Problem requirements:
Copy the data exactly as it appears, and do not include any pictures.

Information supplied:
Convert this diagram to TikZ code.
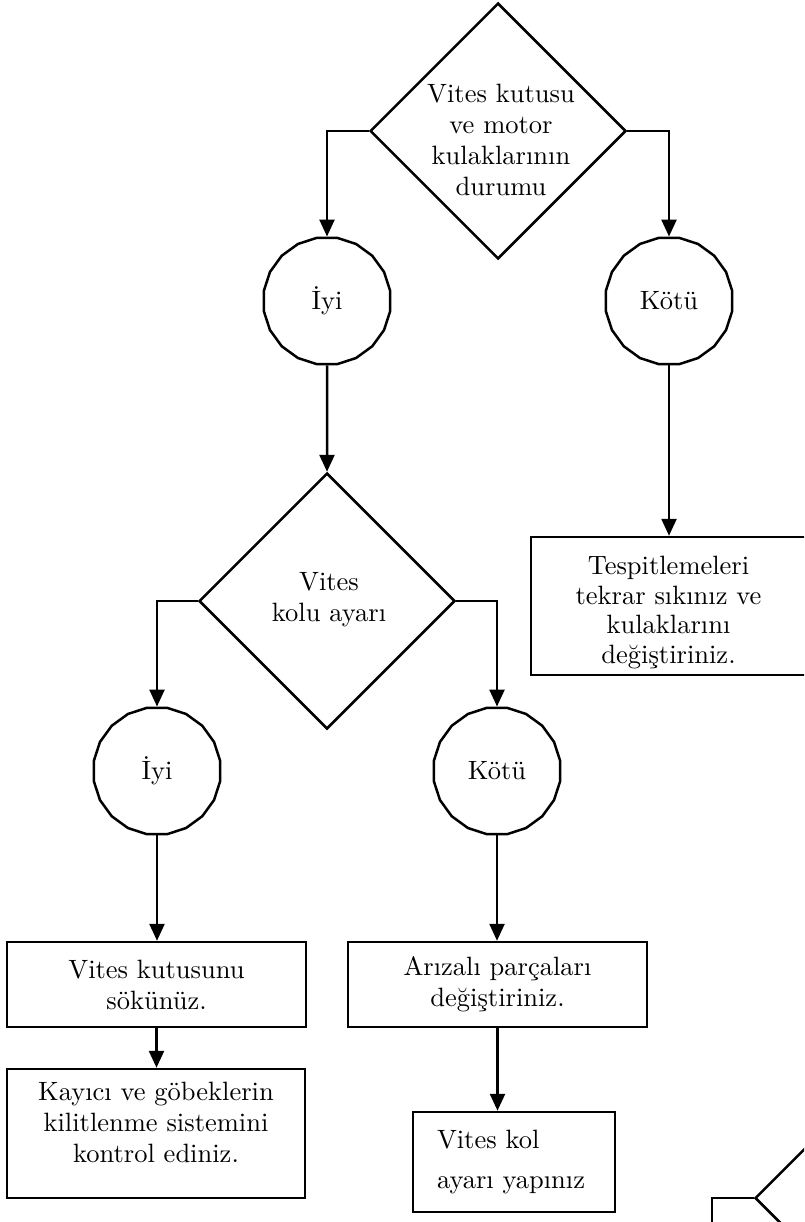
\documentclass[tikz,border=0pt]{standalone}
\usepackage{fontspec}
\setmainfont{lmroman10-regular.otf}[BoldFont=lmroman10-bold.otf,ItalicFont=lmroman10-italic.otf]
\usetikzlibrary{shapes.geometric,arrows.meta}
\begin{document}
\begin{tikzpicture}[x=1pt,y=-1pt,
  line width=2.5pt,
  every node/.style={font=\fontsize{26.5}{31}\selectfont},
  dec/.style={draw,diamond,minimum width=256pt,minimum height=256pt,inner sep=0pt},
  res/.style={draw,regular polygon,regular polygon sides=20,minimum size=128pt,inner sep=0pt},
  act/.style={draw,rectangle,inner sep=0pt,align=center},
  arr/.style={-{Triangle[width=15pt,length=17pt]}},
]
\clip (0,0) rectangle (804,1222);
% decisions
\node[dec] (d1) at (498,131) {};
\node[align=center] (d1t) at (501,140) {Vites kutusu\\ve motor\\kulaklarının\\durumu};
\node[dec] (d2) at (327,601) {};
\node[align=center] (d2t) at (329,600) {Vites\\kolu ayarı};
\node[dec] (d3) at (883,1198) {};
% results
\node[res] (c1) at (327,301) {İyi};
\node[res] (c2) at (669,301) {Kötü};
\node[res] (c3) at (157,771) {İyi};
\node[res] (c4) at (497,771) {Kötü};
% actions
\node[act,minimum width=275pt,minimum height=138pt,font=\fontsize{26.5}{29.5}\selectfont] (b1) at (668.5,606) {\rule{0pt}{31pt}Tespitlemeleri\\tekrar sıkınız ve\\kulaklarını\\değiştiriniz.};
\node[act,minimum width=299pt,minimum height=85pt] (b2) at (156.5,984.5) {Vites kutusunu\\sökünüz.};
\node[act,minimum width=298pt,minimum height=129pt] (b3) at (156,1133.5) {Kayıcı ve göbeklerin\\kilitlenme sistemini\\kontrol ediniz.\rule[-22pt]{0pt}{22pt}};
\node[act,minimum width=299pt,minimum height=85pt] (b4) at (497.5,984.5) {Arızalı parçaları\\değiştiriniz.};
\node[draw,rectangle,inner ysep=0pt,inner xsep=24pt,text width=154pt,align=left,minimum height=100pt,font=\fontsize{26.5}{40}\selectfont] (b5) at (514,1162) {Vites kol\\ayarı yapınız};
\coordinate (e) at (712,1240);
% connectors
\draw[arr] (d1.west) -| (c1.north);
\draw[arr] (d1.east) -| (c2.north);
\draw[arr] (c1.south) -- (d2.north);
\draw[arr] (c2.south) -- (c2.south |- b1.north);
\draw[arr] (d2.west) -| (c3.north);
\draw[arr] (d2.east) -| (c4.north);
\draw[arr] (c3.south) -- (c3.south |- b2.north);
\draw[arr] (c4.south) -- (c4.south |- b4.north);
\draw[arr] (b2.south) -- (b2.south |- b3.north);
\draw[arr] (b4.south) -- (b4.south |- b5.north);
\draw (d3.west) -| (e);
\end{tikzpicture}
\end{document}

Response to the exercise:
Convert this diagram to TikZ code.
\documentclass[tikz,border=0pt]{standalone}
\usepackage{fontspec}
\setmainfont{lmroman10-regular.otf}[BoldFont=lmroman10-bold.otf,ItalicFont=lmroman10-italic.otf]
\usetikzlibrary{shapes.geometric,arrows.meta}
\begin{document}
\begin{tikzpicture}[x=1pt,y=-1pt,
  line width=2.5pt,
  every node/.style={font=\fontsize{26.5}{31}\selectfont},
  dec/.style={draw,diamond,minimum width=256pt,minimum height=256pt,inner sep=0pt},
  res/.style={draw,regular polygon,regular polygon sides=20,minimum size=128pt,inner sep=0pt},
  act/.style={draw,rectangle,inner sep=0pt,align=center},
  arr/.style={-{Triangle[width=15pt,length=17pt]}},
]
\clip (0,0) rectangle (804,1222);
% decisions
\node[dec] (d1) at (498,131) {};
\node[align=center] (d1t) at (501,140) {Vites kutusu\\ve motor\\kulaklarının\\durumu};
\node[dec] (d2) at (327,601) {};
\node[align=center] (d2t) at (329,600) {Vites\\kolu ayarı};
\node[dec] (d3) at (883,1198) {};
% results
\node[res] (c1) at (327,301) {İyi};
\node[res] (c2) at (669,301) {Kötü};
\node[res] (c3) at (157,771) {İyi};
\node[res] (c4) at (497,771) {Kötü};
% actions
\node[act,minimum width=275pt,minimum height=138pt,font=\fontsize{26.5}{29.5}\selectfont] (b1) at (668.5,606) {\rule{0pt}{31pt}Tespitlemeleri\\tekrar sıkınız ve\\kulaklarını\\değiştiriniz.};
\node[act,minimum width=299pt,minimum height=85pt] (b2) at (156.5,984.5) {Vites kutusunu\\sökünüz.};
\node[act,minimum width=298pt,minimum height=129pt] (b3) at (156,1133.5) {Kayıcı ve göbeklerin\\kilitlenme sistemini\\kontrol ediniz.\rule[-22pt]{0pt}{22pt}};
\node[act,minimum width=299pt,minimum height=85pt] (b4) at (497.5,984.5) {Arızalı parçaları\\değiştiriniz.};
\node[draw,rectangle,inner ysep=0pt,inner xsep=24pt,text width=154pt,align=left,minimum height=100pt,font=\fontsize{26.5}{40}\selectfont] (b5) at (514,1162) {Vites kol\\ayarı yapınız};
\coordinate (e) at (712,1240);
% connectors
\draw[arr] (d1.west) -| (c1.north);
\draw[arr] (d1.east) -| (c2.north);
\draw[arr] (c1.south) -- (d2.north);
\draw[arr] (c2.south) -- (c2.south |- b1.north);
\draw[arr] (d2.west) -| (c3.north);
\draw[arr] (d2.east) -| (c4.north);
\draw[arr] (c3.south) -- (c3.south |- b2.north);
\draw[arr] (c4.south) -- (c4.south |- b4.north);
\draw[arr] (b2.south) -- (b2.south |- b3.north);
\draw[arr] (b4.south) -- (b4.south |- b5.north);
\draw (d3.west) -| (e);
\end{tikzpicture}
\end{document}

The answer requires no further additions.